Write out exactly the lines from the line with "Give me the TikZ source for this diagram." through the line with "(rt2) at (509,70)", including both, and nothing more.

>> START Data supplied

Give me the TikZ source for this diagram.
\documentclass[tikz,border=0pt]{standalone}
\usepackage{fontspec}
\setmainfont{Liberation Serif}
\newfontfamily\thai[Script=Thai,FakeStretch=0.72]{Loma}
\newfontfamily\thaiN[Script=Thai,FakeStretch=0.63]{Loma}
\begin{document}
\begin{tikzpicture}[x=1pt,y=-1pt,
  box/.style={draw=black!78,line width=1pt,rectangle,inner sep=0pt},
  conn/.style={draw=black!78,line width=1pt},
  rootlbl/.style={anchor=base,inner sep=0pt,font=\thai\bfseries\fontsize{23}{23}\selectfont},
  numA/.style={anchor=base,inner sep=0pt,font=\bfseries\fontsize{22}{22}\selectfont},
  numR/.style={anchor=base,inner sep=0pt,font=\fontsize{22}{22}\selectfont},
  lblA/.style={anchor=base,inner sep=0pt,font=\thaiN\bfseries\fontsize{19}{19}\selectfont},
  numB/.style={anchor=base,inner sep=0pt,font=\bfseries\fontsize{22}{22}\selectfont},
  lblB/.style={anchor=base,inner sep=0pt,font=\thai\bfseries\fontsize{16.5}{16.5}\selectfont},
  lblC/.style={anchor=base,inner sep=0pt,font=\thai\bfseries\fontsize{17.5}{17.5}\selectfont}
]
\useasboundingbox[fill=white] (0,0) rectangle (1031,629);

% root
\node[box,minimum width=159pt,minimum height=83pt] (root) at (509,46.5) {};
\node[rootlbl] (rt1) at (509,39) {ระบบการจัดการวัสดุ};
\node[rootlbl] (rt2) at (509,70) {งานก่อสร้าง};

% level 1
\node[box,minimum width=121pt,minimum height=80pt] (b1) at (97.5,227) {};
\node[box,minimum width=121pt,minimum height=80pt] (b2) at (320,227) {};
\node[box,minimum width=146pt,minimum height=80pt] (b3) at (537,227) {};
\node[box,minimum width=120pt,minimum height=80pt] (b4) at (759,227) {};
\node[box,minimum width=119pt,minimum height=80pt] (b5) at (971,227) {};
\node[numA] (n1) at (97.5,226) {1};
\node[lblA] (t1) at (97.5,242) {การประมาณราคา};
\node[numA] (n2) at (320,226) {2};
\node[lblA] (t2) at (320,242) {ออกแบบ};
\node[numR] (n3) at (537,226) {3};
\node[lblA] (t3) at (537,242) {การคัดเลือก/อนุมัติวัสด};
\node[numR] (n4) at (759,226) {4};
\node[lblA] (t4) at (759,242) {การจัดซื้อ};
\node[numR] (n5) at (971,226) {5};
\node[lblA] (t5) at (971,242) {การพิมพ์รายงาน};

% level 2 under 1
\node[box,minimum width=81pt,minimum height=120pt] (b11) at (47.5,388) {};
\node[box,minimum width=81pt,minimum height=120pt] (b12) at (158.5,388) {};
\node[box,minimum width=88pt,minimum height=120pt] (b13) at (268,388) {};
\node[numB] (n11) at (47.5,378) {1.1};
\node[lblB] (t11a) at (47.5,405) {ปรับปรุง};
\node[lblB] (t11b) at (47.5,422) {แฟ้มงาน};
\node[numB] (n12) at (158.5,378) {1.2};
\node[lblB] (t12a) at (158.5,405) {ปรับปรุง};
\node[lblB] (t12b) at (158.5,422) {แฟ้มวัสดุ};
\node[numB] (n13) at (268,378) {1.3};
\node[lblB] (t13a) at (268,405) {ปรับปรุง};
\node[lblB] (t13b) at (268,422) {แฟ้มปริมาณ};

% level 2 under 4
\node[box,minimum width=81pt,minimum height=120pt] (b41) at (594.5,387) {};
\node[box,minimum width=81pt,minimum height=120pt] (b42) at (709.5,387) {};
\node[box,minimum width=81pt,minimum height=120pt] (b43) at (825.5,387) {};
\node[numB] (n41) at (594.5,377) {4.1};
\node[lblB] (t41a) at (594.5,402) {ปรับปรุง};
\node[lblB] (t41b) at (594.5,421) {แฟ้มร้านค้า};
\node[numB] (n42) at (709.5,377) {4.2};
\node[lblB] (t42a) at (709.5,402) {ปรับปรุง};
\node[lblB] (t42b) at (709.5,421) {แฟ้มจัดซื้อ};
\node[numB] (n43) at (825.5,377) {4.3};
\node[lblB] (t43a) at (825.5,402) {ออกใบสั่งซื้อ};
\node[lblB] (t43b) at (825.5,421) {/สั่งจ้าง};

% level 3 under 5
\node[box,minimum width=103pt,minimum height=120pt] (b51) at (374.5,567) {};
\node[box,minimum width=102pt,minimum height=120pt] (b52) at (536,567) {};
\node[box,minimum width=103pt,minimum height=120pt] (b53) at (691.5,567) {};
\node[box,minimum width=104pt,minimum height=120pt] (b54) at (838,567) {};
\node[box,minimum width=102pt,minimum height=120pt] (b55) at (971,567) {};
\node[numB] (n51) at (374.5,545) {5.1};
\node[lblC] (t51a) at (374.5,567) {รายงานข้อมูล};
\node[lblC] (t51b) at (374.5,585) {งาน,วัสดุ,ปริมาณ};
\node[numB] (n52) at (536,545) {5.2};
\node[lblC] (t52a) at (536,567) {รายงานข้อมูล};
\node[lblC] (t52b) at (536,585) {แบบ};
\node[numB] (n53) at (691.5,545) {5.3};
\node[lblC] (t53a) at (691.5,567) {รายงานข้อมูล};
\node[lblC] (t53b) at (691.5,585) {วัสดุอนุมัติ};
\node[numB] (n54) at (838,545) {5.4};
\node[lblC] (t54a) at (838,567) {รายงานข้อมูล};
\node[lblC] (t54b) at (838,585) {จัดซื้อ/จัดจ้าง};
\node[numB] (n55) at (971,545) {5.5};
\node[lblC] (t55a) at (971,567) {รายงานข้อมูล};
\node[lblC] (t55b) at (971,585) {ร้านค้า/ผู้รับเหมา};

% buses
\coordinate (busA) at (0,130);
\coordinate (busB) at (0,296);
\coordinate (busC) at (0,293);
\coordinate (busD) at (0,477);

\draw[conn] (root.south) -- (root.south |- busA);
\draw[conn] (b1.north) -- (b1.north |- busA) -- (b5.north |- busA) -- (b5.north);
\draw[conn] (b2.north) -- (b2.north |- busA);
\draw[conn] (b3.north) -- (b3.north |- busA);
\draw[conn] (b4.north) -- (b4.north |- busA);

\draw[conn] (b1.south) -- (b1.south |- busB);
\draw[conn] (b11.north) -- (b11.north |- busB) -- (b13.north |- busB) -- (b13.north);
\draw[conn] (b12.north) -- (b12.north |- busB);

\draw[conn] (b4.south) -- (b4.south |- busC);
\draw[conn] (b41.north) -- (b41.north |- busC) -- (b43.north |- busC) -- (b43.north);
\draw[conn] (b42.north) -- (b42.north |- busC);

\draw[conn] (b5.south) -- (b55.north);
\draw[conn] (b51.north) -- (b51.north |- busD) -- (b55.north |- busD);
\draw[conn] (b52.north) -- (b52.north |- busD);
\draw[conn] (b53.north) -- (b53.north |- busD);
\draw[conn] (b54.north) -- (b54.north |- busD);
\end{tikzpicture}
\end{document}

>> END Data supplied
>> START Data supplied

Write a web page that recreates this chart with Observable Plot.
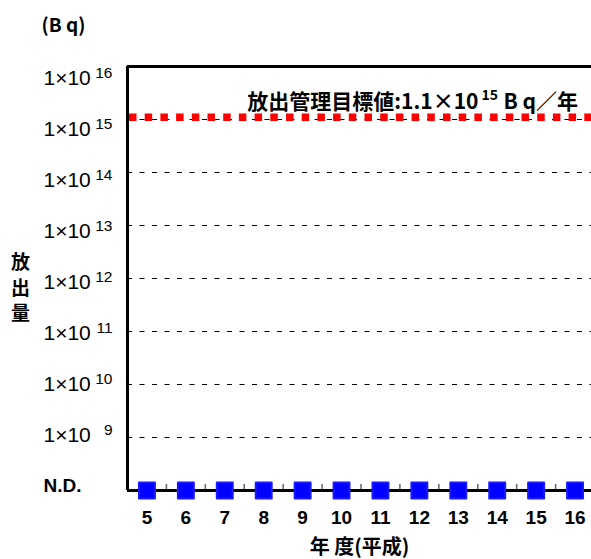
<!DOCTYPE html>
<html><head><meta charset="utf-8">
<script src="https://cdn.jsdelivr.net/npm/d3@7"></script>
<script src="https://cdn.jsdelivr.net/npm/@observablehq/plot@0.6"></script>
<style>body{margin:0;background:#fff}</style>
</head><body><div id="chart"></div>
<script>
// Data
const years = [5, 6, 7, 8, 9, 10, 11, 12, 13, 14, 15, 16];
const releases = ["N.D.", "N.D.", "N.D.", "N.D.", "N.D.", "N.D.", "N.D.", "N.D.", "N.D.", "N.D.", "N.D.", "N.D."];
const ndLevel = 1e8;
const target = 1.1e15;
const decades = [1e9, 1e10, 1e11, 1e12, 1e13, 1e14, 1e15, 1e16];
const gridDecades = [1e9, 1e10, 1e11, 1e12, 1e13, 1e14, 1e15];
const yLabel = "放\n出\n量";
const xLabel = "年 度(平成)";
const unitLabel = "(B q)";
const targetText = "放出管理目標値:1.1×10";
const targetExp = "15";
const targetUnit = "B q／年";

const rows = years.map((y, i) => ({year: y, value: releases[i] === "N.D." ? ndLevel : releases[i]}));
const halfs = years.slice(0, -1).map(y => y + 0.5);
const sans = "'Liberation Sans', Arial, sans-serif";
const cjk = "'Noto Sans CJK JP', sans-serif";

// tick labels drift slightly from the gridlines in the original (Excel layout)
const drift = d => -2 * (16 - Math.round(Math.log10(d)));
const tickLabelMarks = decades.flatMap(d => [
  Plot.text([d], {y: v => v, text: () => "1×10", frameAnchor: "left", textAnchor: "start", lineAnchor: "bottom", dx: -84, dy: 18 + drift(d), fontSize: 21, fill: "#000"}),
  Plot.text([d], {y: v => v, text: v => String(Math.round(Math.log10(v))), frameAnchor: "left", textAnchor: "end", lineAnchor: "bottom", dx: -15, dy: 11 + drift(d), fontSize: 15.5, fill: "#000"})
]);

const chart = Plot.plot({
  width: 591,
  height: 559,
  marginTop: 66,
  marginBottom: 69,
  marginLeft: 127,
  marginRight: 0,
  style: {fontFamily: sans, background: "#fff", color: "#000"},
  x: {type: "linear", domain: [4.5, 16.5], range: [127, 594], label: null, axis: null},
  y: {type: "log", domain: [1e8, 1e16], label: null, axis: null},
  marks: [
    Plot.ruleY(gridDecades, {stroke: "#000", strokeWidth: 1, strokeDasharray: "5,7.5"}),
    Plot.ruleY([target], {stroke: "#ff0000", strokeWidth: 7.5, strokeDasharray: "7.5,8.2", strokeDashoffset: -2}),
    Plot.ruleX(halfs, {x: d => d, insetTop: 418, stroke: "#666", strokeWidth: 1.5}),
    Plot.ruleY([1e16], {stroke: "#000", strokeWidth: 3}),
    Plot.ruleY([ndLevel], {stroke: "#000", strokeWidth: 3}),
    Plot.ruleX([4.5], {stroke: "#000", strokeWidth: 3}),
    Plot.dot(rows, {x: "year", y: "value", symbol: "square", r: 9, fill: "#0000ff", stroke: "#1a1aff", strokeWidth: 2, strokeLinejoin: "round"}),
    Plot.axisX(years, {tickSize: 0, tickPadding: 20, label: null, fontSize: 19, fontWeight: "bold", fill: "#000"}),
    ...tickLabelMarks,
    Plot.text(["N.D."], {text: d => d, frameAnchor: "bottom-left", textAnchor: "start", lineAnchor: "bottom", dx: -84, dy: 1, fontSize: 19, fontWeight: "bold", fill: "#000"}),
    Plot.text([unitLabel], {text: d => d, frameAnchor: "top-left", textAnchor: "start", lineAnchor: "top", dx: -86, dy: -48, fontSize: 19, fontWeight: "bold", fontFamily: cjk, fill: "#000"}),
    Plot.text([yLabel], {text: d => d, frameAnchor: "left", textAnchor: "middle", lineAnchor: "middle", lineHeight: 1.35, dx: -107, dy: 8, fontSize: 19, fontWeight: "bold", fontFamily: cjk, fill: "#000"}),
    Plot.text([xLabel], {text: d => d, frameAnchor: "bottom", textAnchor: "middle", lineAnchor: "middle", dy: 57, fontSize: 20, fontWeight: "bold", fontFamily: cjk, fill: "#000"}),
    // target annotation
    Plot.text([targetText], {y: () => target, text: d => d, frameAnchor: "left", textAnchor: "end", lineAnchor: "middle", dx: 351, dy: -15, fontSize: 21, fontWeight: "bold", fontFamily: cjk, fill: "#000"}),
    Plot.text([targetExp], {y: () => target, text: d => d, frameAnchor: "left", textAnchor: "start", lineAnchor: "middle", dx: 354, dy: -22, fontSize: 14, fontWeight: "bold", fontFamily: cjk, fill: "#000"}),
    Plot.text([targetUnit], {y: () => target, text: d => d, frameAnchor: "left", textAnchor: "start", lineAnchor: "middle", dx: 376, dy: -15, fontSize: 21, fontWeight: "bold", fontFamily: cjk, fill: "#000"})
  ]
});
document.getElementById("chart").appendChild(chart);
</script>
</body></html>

>> END Data supplied

→ **Completed task**:
Give me the TikZ source for this diagram.
\documentclass[tikz,border=0pt]{standalone}
\usepackage{fontspec}
\setmainfont{Liberation Serif}
\newfontfamily\thai[Script=Thai,FakeStretch=0.72]{Loma}
\newfontfamily\thaiN[Script=Thai,FakeStretch=0.63]{Loma}
\begin{document}
\begin{tikzpicture}[x=1pt,y=-1pt,
  box/.style={draw=black!78,line width=1pt,rectangle,inner sep=0pt},
  conn/.style={draw=black!78,line width=1pt},
  rootlbl/.style={anchor=base,inner sep=0pt,font=\thai\bfseries\fontsize{23}{23}\selectfont},
  numA/.style={anchor=base,inner sep=0pt,font=\bfseries\fontsize{22}{22}\selectfont},
  numR/.style={anchor=base,inner sep=0pt,font=\fontsize{22}{22}\selectfont},
  lblA/.style={anchor=base,inner sep=0pt,font=\thaiN\bfseries\fontsize{19}{19}\selectfont},
  numB/.style={anchor=base,inner sep=0pt,font=\bfseries\fontsize{22}{22}\selectfont},
  lblB/.style={anchor=base,inner sep=0pt,font=\thai\bfseries\fontsize{16.5}{16.5}\selectfont},
  lblC/.style={anchor=base,inner sep=0pt,font=\thai\bfseries\fontsize{17.5}{17.5}\selectfont}
]
\useasboundingbox[fill=white] (0,0) rectangle (1031,629);

% root
\node[box,minimum width=159pt,minimum height=83pt] (root) at (509,46.5) {};
\node[rootlbl] (rt1) at (509,39) {ระบบการจัดการวัสดุ};
\node[rootlbl] (rt2) at (509,70) {งานก่อสร้าง};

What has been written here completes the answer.